Teva’s 7th Birthday Adventure

July 4

We were very relieved to find two families with young kids on our bus this morning. This was a great sign. First we had an hour bus ride through Santa Cruz Island (from the main town at the south to the main port at the north) to the ferry dock. There we took a zodiac dingy out to our yacht, our home for the day.

It took an hour and 20 minutes to get to South Plaza Island. We saw a small group of spotted rays on the way as well as some playful sea wolves. Our guide Martime adamantly explained that the species here are NOT called sea lions, but sea wolves. They evolved similarly but without any recent relation. Sea wolves are unique to the Galápagos.

South Plaza Island is not very big, but was covered with interesting and colourful flora and fauna. When we disembarked, we saw a colony of female sea wolves lying in the sun, or splashing and playing with each other. We even saw one eat a crab. They were very cute. They were not frightened by us, in fact, they didn’t seem to pay any attention to us at all. As we left, we had to clap loudly to wake up two sleeping females so we could pass them and get into the dingy.

On the island we encountered large land iguanas lounging under Punta Cactii, small lava lizards scurrying across the rocks, marine iguanas on rocks near the water, and a multitude of interesting birds swooping around. The highlight was seeing our first Blue Footed Boobies.

The island is covered with igneous rock with the only vegetation being Punta cactii and interesting red succulent plants. We felt as if we were in an old Star Trek episode on some foreign planet, without the angry alien tossing a (styrofoam) boulder.

After encircling South Plaza Island, we got back on the boat for a fresh tuna lunch en route to our snorkelling destination. We are a bit spoiled having done most of our snorkelling in the Red Sea, but two exciting things of note happened on our snorkelling trip. First, I somehow dropped Teva’s underwater camera while trying to assist him with his mask. This was his new camera we bought him for his birthday last week. The amazing thing was that because it is bright blue, Aubrey spotted it 10 minutes later and Zev excitedly and capably dived the 15ft down to retrieve it. Birthday crisis averted. Teva deserves a lot of credit: he did not panic or get upset, but rather remained patient and calm the whole time it was missing.

The second interesting thing happened to Erez. He was snorkelling along, in the middle of a school of small fish close to the rocky cliff and looking down, when a huge brown pelican swooped down to get a snack, mere centimetres from Erez’s head. The pelican’s foot hit Erez’s hand as it entered the water and completely surprised Erez, who surfaced to figure what had just happened! Aubrey was about ten feet away, felt the commotion,and saw the pelican leave the water.

The boys enjoyed climbing all over the boat as we travelled back to the northern port.

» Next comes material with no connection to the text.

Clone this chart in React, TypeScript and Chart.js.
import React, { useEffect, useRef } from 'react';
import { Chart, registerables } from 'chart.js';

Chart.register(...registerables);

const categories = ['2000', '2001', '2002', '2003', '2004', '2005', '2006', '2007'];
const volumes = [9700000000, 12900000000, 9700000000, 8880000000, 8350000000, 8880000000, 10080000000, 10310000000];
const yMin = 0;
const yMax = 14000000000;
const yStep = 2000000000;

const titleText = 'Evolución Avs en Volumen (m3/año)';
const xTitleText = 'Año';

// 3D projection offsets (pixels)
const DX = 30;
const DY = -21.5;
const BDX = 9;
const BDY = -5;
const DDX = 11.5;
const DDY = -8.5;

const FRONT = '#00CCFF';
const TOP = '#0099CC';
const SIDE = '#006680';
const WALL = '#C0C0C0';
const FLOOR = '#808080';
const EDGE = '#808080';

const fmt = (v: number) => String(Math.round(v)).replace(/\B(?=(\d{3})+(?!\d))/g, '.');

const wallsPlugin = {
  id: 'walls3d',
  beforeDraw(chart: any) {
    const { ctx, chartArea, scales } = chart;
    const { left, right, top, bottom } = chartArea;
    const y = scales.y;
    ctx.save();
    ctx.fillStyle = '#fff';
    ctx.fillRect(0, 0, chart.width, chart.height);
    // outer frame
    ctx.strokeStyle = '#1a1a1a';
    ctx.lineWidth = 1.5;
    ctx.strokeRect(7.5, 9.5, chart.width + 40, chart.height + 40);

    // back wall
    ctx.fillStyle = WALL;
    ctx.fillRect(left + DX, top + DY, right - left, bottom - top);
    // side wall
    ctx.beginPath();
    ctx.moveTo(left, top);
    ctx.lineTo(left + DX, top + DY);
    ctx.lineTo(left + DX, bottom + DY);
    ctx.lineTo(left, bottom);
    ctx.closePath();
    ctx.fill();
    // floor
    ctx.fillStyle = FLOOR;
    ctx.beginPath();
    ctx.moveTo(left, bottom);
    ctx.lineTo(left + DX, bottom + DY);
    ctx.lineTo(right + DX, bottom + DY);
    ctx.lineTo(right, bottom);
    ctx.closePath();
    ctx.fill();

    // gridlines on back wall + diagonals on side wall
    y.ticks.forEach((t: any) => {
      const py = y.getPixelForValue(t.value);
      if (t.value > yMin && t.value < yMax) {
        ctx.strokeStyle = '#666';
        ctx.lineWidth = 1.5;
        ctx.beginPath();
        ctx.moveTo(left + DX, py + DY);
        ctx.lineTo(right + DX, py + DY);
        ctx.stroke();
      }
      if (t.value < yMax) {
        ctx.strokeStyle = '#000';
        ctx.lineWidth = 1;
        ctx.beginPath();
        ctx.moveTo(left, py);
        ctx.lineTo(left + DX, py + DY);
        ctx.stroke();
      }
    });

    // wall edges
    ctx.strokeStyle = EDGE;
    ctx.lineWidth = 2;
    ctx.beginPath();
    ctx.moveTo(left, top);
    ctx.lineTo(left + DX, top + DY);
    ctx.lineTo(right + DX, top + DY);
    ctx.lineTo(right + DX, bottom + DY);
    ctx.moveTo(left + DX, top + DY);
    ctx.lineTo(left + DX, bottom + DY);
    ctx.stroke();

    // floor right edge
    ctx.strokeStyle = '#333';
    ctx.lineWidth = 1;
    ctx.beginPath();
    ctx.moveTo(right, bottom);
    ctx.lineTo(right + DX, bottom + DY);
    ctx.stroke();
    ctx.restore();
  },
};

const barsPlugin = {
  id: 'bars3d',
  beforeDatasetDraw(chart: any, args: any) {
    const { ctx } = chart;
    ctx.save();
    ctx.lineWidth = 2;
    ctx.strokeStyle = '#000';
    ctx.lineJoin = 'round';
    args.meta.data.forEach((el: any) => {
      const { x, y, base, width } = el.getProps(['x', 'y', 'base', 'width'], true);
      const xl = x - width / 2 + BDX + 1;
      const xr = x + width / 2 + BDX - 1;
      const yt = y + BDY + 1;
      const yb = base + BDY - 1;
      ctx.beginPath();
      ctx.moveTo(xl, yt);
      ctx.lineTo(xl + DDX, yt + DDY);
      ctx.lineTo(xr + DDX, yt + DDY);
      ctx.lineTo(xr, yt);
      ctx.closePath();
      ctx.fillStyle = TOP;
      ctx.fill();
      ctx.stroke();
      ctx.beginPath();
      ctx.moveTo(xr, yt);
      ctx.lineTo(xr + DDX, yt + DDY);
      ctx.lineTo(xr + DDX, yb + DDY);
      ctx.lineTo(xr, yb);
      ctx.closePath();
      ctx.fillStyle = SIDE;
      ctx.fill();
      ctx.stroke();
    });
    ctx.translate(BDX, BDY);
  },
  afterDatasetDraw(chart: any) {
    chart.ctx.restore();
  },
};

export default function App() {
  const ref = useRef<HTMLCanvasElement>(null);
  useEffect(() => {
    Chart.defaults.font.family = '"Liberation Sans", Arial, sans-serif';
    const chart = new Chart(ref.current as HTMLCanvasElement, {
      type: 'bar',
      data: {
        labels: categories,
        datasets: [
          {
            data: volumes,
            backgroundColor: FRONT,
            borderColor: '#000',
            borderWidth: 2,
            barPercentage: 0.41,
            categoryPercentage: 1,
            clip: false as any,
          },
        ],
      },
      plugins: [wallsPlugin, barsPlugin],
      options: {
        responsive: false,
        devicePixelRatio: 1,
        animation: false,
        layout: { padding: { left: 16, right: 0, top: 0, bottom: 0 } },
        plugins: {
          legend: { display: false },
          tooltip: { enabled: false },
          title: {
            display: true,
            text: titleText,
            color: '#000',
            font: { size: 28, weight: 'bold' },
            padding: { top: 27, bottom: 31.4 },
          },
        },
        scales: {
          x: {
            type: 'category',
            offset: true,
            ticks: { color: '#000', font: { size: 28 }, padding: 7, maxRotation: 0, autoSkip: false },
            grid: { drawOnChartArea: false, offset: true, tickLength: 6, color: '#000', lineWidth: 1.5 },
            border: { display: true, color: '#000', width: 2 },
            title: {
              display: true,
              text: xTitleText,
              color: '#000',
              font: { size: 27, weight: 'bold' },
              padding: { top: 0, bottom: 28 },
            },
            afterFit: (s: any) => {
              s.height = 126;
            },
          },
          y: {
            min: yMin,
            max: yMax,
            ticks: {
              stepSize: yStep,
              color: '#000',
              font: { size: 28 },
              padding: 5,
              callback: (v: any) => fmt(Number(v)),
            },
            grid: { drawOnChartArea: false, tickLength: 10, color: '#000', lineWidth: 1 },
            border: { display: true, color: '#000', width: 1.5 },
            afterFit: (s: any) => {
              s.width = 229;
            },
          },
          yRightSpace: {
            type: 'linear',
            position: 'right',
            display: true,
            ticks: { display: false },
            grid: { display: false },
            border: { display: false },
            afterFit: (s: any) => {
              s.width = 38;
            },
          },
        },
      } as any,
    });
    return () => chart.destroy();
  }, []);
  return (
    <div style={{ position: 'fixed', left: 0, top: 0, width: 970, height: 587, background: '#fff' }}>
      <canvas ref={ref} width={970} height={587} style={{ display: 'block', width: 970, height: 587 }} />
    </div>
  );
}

We then took the dingy and then the same bus back to the south.

We found a homemade birthday cake for Teva on our kitchen table! We sang and sampled before bed. Teva certainly ended the day full of fulfilled birthday wishes and very tired

We wandered through town and saw many sharks, a playful sea wolf, and a sea turtle at the water’s edge. We ate an authentic Ecuadorian meal (six different versions) with rice and sauces.

Tomorrow, Charles Darwin Station and Tortuga Bay.